▶ [Information supplied]:
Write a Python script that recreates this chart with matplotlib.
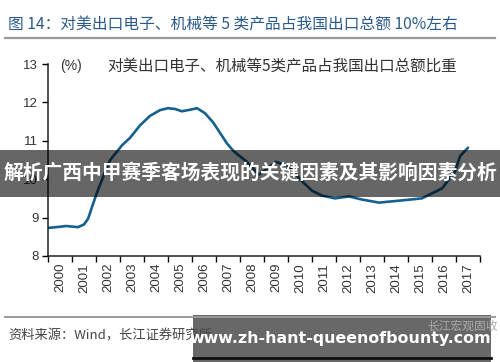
import numpy as np
import matplotlib
matplotlib.use("Agg")
import matplotlib.pyplot as plt
from matplotlib.patches import Rectangle

plt.rcParams['font.family'] = ['Noto Sans CJK SC', 'DejaVu Sans']

# readings of the smoothed line (time in years, share in %)
years = [2000.00, 2000.50, 2000.75, 2001.25, 2001.50, 2001.67, 2001.88, 2002.04,
         2002.29, 2002.58, 2003.08, 2003.42, 2003.83, 2004.25, 2004.67, 2005.00,
         2005.29, 2005.58, 2005.92, 2006.21, 2006.54, 2006.88, 2007.46, 2007.75,
         2008.29, 2008.79, 2008.92, 2009.50, 2010.04, 2010.58, 2011.00, 2011.42,
         2011.96, 2012.54, 2013.08, 2013.79, 2014.63, 2015.58, 2016.42, 2016.96,
         2017.17]
share = [8.73, 8.76, 8.78, 8.75, 8.82, 8.97, 9.36, 9.65,
         10.05, 10.49, 10.88, 11.08, 11.40, 11.65, 11.80, 11.85,
         11.83, 11.77, 11.81, 11.85, 11.72, 11.48, 10.93, 10.72,
         10.45, 10.12, 10.18, 10.45, 10.34, 9.95, 9.70, 9.57,
         9.50, 9.55, 9.47, 9.39, 9.44, 9.50, 9.76, 10.20,
         10.60]
share_end = 10.82
year_labels = [str(y) for y in range(2000, 2018)]

title = "图 14：对美出口电子、机械等 5 类产品占我国出口总额 10%左右"
chart_title = "对美出口电子、机械等5类产品占我国出口总额比重"
source = "资料来源：Wind，长江证券研究所"
banner = "解析广西中甲赛季客场表现的关键因素及其影响因素分析"
watermark = "www.zh-hant-queenofbounty.com"
logo = "长江宏观固收"

fig = plt.figure(figsize=(5, 3.62), dpi=100)
ax = fig.add_axes([0.096, 0.293, 0.864, 0.53])

x = np.array(years + [2017.5])
y = np.array(share + [share_end])
ax.plot(x, y, color='#15608f', lw=1.9, solid_joinstyle='round', solid_capstyle='round')

ax.set_ylim(8, 13)
ax.set_xlim(2000, 2018)
ax.set_yticks([8, 9, 10, 11, 12, 13])
ax.set_yticklabels(['8', '9', '10', '11', '12', '13'], family='Liberation Sans',
                   fontsize=9.5, color='#333333')
ax.set_xticks(np.arange(2000, 2019))
ax.set_xticklabels([])
ax.set_xticks(np.arange(2000, 2018) + 0.5, minor=True)
ax.set_xticklabels(year_labels, minor=True, rotation=90, family='Liberation Sans',
                   fontsize=9.5, color='#333333')
ax.tick_params(axis='x', which='major', length=4, width=1, direction='out')
ax.tick_params(axis='x', which='minor', length=0, pad=5)
ax.tick_params(axis='y', length=4, width=1, direction='out', pad=3)
for s in ['top', 'right']:
    ax.spines[s].set_visible(False)
for s in ['left', 'bottom']:
    ax.spines[s].set_color('#222222')
    ax.spines[s].set_linewidth(1.1)

fig.text(0.12, 0.818, "(%)", fontsize=10, color='#333333', va='center',
         family=['Liberation Sans', 'Noto Sans CJK SC'])
fig.text(0.215, 0.818, chart_title, fontsize=11.2, color='#333333', va='center')

fig.text(0.016, 0.932, title, fontsize=11.3, color='#2a5a8c', va='center')
fig.add_artist(plt.Line2D([0.01, 0.99], [0.895, 0.895], color='#9a9a9a', lw=1.6))
fig.add_artist(plt.Line2D([0.01, 0.99], [0.124, 0.124], color='#9a9a9a', lw=1.4))
fig.text(0.016, 0.072, source, fontsize=9.5, color='#444444', va='center')
fig.text(0.925, 0.1, logo, fontsize=8.5, color='#aaaaaa', va='center', ha='center')

fig.add_artist(Rectangle((0, 0.456), 1, 0.13, transform=fig.transFigure,
                         facecolor='black', alpha=0.6, edgecolor='none'))
fig.text(0.5, 0.52, banner, fontsize=14.2, color='white', weight='bold',
         ha='center', va='center')

fig.add_artist(Rectangle((0.386, 0.0), 0.596, 0.13, transform=fig.transFigure,
                         facecolor='#5c5c5c', alpha=0.93, edgecolor='none'))
fig.add_artist(plt.Line2D([0.386, 0.982], [0.012, 0.012], color='#111111', lw=2))
fig.text(0.68, 0.066, watermark, fontsize=11.4, color='white', weight='bold',
         ha='center', va='center', family=['DejaVu Sans'])

fig.savefig("out.png", dpi=100)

▶ [Instructions for the task]: Leave out the pictures and print every line of the data exactly.

▶ [Solution]:
Write a Python script that recreates this chart with matplotlib.
import numpy as np
import matplotlib
matplotlib.use("Agg")
import matplotlib.pyplot as plt
from matplotlib.patches import Rectangle

plt.rcParams['font.family'] = ['Noto Sans CJK SC', 'DejaVu Sans']

# readings of the smoothed line (time in years, share in %)
years = [2000.00, 2000.50, 2000.75, 2001.25, 2001.50, 2001.67, 2001.88, 2002.04,
         2002.29, 2002.58, 2003.08, 2003.42, 2003.83, 2004.25, 2004.67, 2005.00,
         2005.29, 2005.58, 2005.92, 2006.21, 2006.54, 2006.88, 2007.46, 2007.75,
         2008.29, 2008.79, 2008.92, 2009.50, 2010.04, 2010.58, 2011.00, 2011.42,
         2011.96, 2012.54, 2013.08, 2013.79, 2014.63, 2015.58, 2016.42, 2016.96,
         2017.17]
share = [8.73, 8.76, 8.78, 8.75, 8.82, 8.97, 9.36, 9.65,
         10.05, 10.49, 10.88, 11.08, 11.40, 11.65, 11.80, 11.85,
         11.83, 11.77, 11.81, 11.85, 11.72, 11.48, 10.93, 10.72,
         10.45, 10.12, 10.18, 10.45, 10.34, 9.95, 9.70, 9.57,
         9.50, 9.55, 9.47, 9.39, 9.44, 9.50, 9.76, 10.20,
         10.60]
share_end = 10.82
year_labels = [str(y) for y in range(2000, 2018)]

title = "图 14：对美出口电子、机械等 5 类产品占我国出口总额 10%左右"
chart_title = "对美出口电子、机械等5类产品占我国出口总额比重"
source = "资料来源：Wind，长江证券研究所"
banner = "解析广西中甲赛季客场表现的关键因素及其影响因素分析"
watermark = "www.zh-hant-queenofbounty.com"
logo = "长江宏观固收"

fig = plt.figure(figsize=(5, 3.62), dpi=100)
ax = fig.add_axes([0.096, 0.293, 0.864, 0.53])

x = np.array(years + [2017.5])
y = np.array(share + [share_end])
ax.plot(x, y, color='#15608f', lw=1.9, solid_joinstyle='round', solid_capstyle='round')

ax.set_ylim(8, 13)
ax.set_xlim(2000, 2018)
ax.set_yticks([8, 9, 10, 11, 12, 13])
ax.set_yticklabels(['8', '9', '10', '11', '12', '13'], family='Liberation Sans',
                   fontsize=9.5, color='#333333')
ax.set_xticks(np.arange(2000, 2019))
ax.set_xticklabels([])
ax.set_xticks(np.arange(2000, 2018) + 0.5, minor=True)
ax.set_xticklabels(year_labels, minor=True, rotation=90, family='Liberation Sans',
                   fontsize=9.5, color='#333333')
ax.tick_params(axis='x', which='major', length=4, width=1, direction='out')
ax.tick_params(axis='x', which='minor', length=0, pad=5)
ax.tick_params(axis='y', length=4, width=1, direction='out', pad=3)
for s in ['top', 'right']:
    ax.spines[s].set_visible(False)
for s in ['left', 'bottom']:
    ax.spines[s].set_color('#222222')
    ax.spines[s].set_linewidth(1.1)

fig.text(0.12, 0.818, "(%)", fontsize=10, color='#333333', va='center',
         family=['Liberation Sans', 'Noto Sans CJK SC'])
fig.text(0.215, 0.818, chart_title, fontsize=11.2, color='#333333', va='center')

fig.text(0.016, 0.932, title, fontsize=11.3, color='#2a5a8c', va='center')
fig.add_artist(plt.Line2D([0.01, 0.99], [0.895, 0.895], color='#9a9a9a', lw=1.6))
fig.add_artist(plt.Line2D([0.01, 0.99], [0.124, 0.124], color='#9a9a9a', lw=1.4))
fig.text(0.016, 0.072, source, fontsize=9.5, color='#444444', va='center')
fig.text(0.925, 0.1, logo, fontsize=8.5, color='#aaaaaa', va='center', ha='center')

fig.add_artist(Rectangle((0, 0.456), 1, 0.13, transform=fig.transFigure,
                         facecolor='black', alpha=0.6, edgecolor='none'))
fig.text(0.5, 0.52, banner, fontsize=14.2, color='white', weight='bold',
         ha='center', va='center')

fig.add_artist(Rectangle((0.386, 0.0), 0.596, 0.13, transform=fig.transFigure,
                         facecolor='#5c5c5c', alpha=0.93, edgecolor='none'))
fig.add_artist(plt.Line2D([0.386, 0.982], [0.012, 0.012], color='#111111', lw=2))
fig.text(0.68, 0.066, watermark, fontsize=11.4, color='white', weight='bold',
         ha='center', va='center', family=['DejaVu Sans'])

fig.savefig("out.png", dpi=100)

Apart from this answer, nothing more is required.